-- BEGIN Dataset content --

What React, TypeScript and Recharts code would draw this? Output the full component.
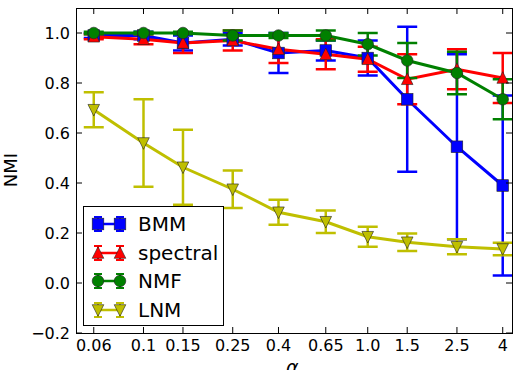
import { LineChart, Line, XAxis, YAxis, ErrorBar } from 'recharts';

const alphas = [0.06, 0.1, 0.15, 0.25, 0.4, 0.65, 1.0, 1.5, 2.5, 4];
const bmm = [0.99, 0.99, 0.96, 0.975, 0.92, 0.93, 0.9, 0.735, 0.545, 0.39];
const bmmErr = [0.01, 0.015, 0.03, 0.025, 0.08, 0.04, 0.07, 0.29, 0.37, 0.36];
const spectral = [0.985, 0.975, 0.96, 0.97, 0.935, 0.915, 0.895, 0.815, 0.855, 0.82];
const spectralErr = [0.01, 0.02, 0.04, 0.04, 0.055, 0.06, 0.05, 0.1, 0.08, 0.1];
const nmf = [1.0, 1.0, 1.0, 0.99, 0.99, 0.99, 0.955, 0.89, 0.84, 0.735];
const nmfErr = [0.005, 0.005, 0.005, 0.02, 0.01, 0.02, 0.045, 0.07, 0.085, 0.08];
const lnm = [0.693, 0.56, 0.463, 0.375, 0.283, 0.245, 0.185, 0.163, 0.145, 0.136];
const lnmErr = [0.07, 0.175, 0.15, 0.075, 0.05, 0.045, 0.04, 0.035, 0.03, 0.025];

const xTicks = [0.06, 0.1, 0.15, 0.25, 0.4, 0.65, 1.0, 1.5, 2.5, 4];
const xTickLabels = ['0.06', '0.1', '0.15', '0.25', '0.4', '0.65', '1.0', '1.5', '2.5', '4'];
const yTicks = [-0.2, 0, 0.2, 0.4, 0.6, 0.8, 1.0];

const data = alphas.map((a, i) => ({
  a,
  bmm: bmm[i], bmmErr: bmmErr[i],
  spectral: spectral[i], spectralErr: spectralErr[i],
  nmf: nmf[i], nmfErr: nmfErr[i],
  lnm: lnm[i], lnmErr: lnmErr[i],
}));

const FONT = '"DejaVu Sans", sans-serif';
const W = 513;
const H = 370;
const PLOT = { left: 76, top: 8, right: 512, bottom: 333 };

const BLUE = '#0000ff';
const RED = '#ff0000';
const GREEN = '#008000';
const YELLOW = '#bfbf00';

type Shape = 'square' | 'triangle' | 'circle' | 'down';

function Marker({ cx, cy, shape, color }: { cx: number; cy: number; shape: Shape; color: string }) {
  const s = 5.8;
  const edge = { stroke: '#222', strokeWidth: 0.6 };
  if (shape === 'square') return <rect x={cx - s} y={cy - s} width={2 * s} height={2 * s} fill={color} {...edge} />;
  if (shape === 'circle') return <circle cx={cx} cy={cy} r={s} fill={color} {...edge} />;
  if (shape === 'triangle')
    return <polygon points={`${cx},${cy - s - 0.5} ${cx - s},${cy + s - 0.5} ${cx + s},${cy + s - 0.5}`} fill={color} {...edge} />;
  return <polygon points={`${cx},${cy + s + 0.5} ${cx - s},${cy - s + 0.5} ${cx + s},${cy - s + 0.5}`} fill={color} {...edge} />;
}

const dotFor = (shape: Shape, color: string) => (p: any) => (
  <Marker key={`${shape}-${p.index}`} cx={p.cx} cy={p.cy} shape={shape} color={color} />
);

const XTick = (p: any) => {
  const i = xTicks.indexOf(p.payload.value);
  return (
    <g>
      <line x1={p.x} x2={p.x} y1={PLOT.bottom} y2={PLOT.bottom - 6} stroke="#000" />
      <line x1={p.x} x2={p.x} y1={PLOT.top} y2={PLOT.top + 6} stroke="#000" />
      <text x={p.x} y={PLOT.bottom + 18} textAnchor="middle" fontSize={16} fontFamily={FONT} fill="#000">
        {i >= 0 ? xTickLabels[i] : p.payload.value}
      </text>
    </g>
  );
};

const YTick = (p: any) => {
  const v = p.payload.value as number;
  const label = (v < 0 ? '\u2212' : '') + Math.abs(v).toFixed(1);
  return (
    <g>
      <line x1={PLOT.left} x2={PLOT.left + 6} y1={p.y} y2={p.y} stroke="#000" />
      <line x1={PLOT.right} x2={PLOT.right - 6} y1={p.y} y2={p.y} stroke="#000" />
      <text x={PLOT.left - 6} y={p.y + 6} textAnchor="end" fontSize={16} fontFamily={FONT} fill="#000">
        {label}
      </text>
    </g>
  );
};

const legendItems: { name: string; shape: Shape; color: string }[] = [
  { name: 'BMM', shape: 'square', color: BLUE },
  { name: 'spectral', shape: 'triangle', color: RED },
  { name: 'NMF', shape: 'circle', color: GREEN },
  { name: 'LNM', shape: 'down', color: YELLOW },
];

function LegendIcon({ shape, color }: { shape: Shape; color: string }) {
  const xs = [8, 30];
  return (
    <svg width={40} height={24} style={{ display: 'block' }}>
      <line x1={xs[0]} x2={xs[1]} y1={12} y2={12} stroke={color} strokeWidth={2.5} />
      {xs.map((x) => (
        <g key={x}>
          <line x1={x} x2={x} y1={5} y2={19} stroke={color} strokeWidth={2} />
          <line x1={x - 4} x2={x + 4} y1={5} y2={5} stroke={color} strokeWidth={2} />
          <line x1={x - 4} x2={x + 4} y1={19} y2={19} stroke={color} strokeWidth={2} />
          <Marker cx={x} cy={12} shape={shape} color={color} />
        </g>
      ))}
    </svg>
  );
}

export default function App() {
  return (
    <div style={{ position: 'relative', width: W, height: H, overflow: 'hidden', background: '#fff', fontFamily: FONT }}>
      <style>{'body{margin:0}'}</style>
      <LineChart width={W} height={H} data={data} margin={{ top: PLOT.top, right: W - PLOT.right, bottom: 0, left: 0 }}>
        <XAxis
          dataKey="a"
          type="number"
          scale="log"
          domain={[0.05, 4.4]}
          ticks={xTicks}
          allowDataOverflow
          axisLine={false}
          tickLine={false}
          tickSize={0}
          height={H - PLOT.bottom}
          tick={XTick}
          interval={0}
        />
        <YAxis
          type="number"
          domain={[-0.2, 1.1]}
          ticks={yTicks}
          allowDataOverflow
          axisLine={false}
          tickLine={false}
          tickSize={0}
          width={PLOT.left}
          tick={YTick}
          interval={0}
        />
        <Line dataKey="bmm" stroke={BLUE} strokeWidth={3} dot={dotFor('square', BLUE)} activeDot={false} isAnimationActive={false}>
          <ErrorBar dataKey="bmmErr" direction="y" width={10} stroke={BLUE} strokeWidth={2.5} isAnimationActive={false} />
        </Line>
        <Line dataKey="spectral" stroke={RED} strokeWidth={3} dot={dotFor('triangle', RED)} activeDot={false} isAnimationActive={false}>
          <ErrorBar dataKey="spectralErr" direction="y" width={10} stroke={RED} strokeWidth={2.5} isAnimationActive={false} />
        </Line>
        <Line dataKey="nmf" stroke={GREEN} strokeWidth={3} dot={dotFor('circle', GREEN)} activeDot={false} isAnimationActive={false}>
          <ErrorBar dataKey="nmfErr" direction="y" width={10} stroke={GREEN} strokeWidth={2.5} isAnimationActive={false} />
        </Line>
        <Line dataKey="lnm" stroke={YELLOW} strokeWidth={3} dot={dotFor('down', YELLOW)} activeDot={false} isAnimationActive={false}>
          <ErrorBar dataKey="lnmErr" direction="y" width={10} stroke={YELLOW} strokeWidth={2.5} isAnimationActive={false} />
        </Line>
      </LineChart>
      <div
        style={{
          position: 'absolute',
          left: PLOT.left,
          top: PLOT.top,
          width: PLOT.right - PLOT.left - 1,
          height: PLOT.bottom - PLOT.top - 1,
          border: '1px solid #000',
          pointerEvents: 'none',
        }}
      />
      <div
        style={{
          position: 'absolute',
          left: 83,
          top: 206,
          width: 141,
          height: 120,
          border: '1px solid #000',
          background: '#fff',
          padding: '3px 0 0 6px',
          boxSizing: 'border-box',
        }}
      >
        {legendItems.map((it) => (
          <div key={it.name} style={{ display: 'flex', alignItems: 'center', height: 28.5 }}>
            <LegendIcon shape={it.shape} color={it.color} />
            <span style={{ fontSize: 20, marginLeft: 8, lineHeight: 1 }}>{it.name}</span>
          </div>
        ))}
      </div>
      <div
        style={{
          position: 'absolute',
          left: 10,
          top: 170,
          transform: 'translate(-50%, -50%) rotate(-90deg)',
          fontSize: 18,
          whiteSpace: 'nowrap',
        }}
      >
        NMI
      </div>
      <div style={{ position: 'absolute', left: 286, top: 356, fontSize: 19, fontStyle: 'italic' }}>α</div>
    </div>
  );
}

-- END Dataset content --

Restate the data word for word from its first line through the line with "XAxis, YAxis, ErrorBar", leaving out any picture along the way.

What React, TypeScript and Recharts code would draw this? Output the full component.
import { LineChart, Line, XAxis, YAxis, ErrorBar } from 'recharts';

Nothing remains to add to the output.